Musk ogłasza postępy, a dyrektor AI bierze urlop
Nikogo nie dziwiłyby ogłoszenia Muska, gdyby nie fakt, że w tym samym czasie, gdy on mówi o postępach w pracach, jego dyrektor ds. sztucznej inteligencji Andrej Karpathy idzie na czteromiesięczny urlop naukowy. Te wieści tym bardziej są niepokojące, gdyż podobna sytuacja miała już miejsce. W 2018 r. Dough Field, starszy wiceprezes Tesli ds. inżynierii, również ogłosił urlop i zaraz po nim przeszedł do Apple, a następnie do Forda.

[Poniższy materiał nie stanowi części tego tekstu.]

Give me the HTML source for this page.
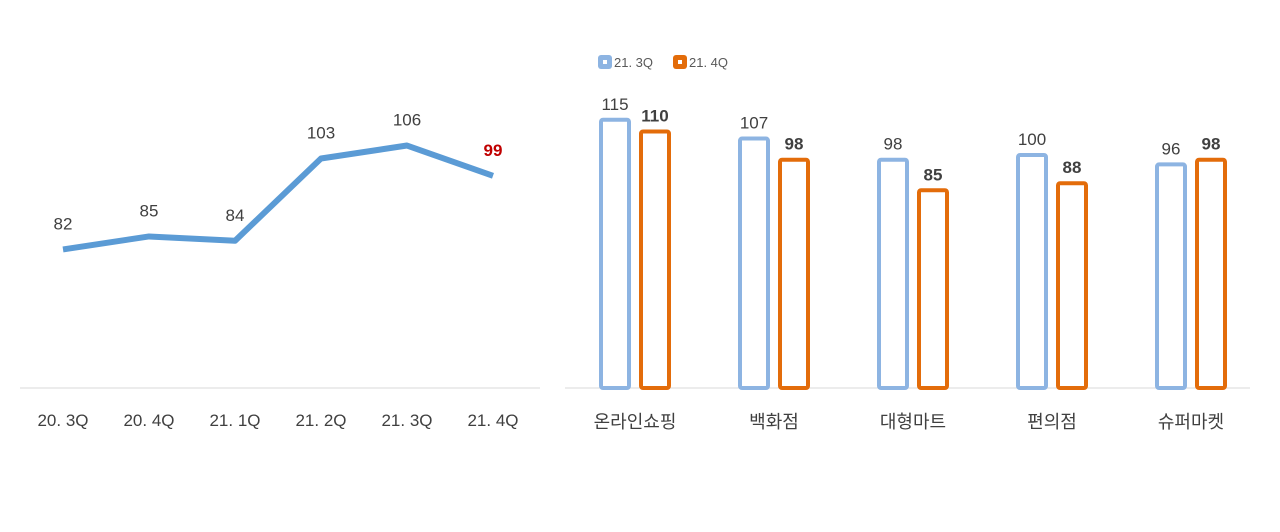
<!DOCTYPE html>
<html><head><meta charset="utf-8"><style>
body{margin:0;background:#fff;width:1280px;height:527px;overflow:hidden}
svg text{font-family:"Liberation Sans","Noto Sans CJK KR",sans-serif}
</style></head><body>
<svg width="1280" height="527">
<g id="line"></g>
<g id="bar"></g>
</svg>
<script>
const lineCats=["20. 3Q","20. 4Q","21. 1Q","21. 2Q","21. 3Q","21. 4Q"];
const lineVals=[82,85,84,103,106,99];
const barCats=["온라인쇼핑","백화점","대형마트","편의점","슈퍼마켓"];
const s3Q=[115,107,98,100,96];
const s4Q=[110,98,85,88,98];
const NS="http://www.w3.org/2000/svg";
function mk(p,t,a,txt){const e=document.createElementNS(NS,t);for(const k in a)e.setAttribute(k,a[k]);if(txt!=null)e.textContent=txt;p.appendChild(e);return e;}
const L=document.getElementById('line'),B=document.getElementById('bar');
// line chart
const lx=i=>63+i*86, ly=v=>388-(v-50)*4.33;
let ax=mk(L,'line',{x1:20,x2:540,y1:388,y2:388,stroke:'#d9d9d9','stroke-width':1});

let pl=mk(L,'polyline',{points:lineVals.map((v,i)=>lx(i)+','+ly(v)).join(' '),fill:'none',stroke:'#5b9bd5','stroke-width':6,'stroke-linejoin':'round'});

lineVals.forEach((v,i)=>{
 const last=i===lineVals.length-1;
 let t=mk(L,'text',{x:lx(i),y:ly(v)-20,'text-anchor':'middle','font-size':17,fill:last?'#c00000':'#404040','font-weight':last?'bold':'normal'},v);
 
 let c=mk(L,'text',{x:lx(i),y:426,'text-anchor':'middle','font-size':17,fill:'#404040'},lineCats[i]);
 
});
// bar chart
const by=v=>388-v*2.35, gx=i=>599+i*139;
let bx=mk(B,'line',{x1:565,x2:1250,y1:388,y2:388,stroke:'#d9d9d9','stroke-width':1});

barCats.forEach((c,i)=>{
 [[s3Q,'#8db4e2',0,'normal'],[s4Q,'#e36c0a',40,'bold']].forEach(([arr,col,off,fw])=>{
  const v=arr[i],x=gx(i)+off;
  let r=mk(B,'rect',{x:x+2,y:by(v)+2,width:28,height:388-by(v)-2,fill:'#fff',stroke:col,'stroke-width':4,rx:2});
  
  let t=mk(B,'text',{x:x+16,y:by(v)-8,'text-anchor':'middle','font-size':17,fill:'#404040','font-weight':fw},v);
  
 });
 let t=mk(B,'text',{x:gx(i)+36,y:428,'text-anchor':'middle','font-size':18,fill:'#404040'},c);
 
});
[['#8db4e2',598,'21. 3Q'],['#e36c0a',673,'21. 4Q']].forEach(([col,x,lab])=>{
 let g=mk(B,'g',{});
 
 mk(g,'rect',{x:x,y:55,width:14,height:14,rx:3,fill:col});
 mk(g,'rect',{x:x+5,y:60,width:4,height:4,fill:'#fff'});
 mk(g,'text',{x:x+16,y:67,'font-size':13,fill:'#595959'},lab);
});
</script>
</body></html>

Istnieje więc ryzyko, że ta sytuacja może skończyć się podobnie. Tym bardziej, że Karpathy odpowiada za Tesla Vision, najbardziej krytyczną część FSD, która obecnie oficjalnie przechodzi beta testy. Dzięki temu systemowi samochód jest w stanie przetworzyć dane, dostarczone przez osiem kamer, umieszczonych wokół pojazdu, w trójwymiarową mapę otoczenia.
Co ciekawe, wieść o urlopie zbiegła się w czasie z momentem, gdy beta-testerzy FSD wciąż czekają na wprowadzenie aktualizacji do systemu, która ma zdecydowanie bardziej usprawnić rozwój autonomicznych pojazdów.
Czy te pogłoski okażą się prawdą, zapewne okaże się po zakończonym urlopie dyrektora. Póki, co pytany o zamiary powrotu do pracy, sugeruje, że na pewno do niej wróci.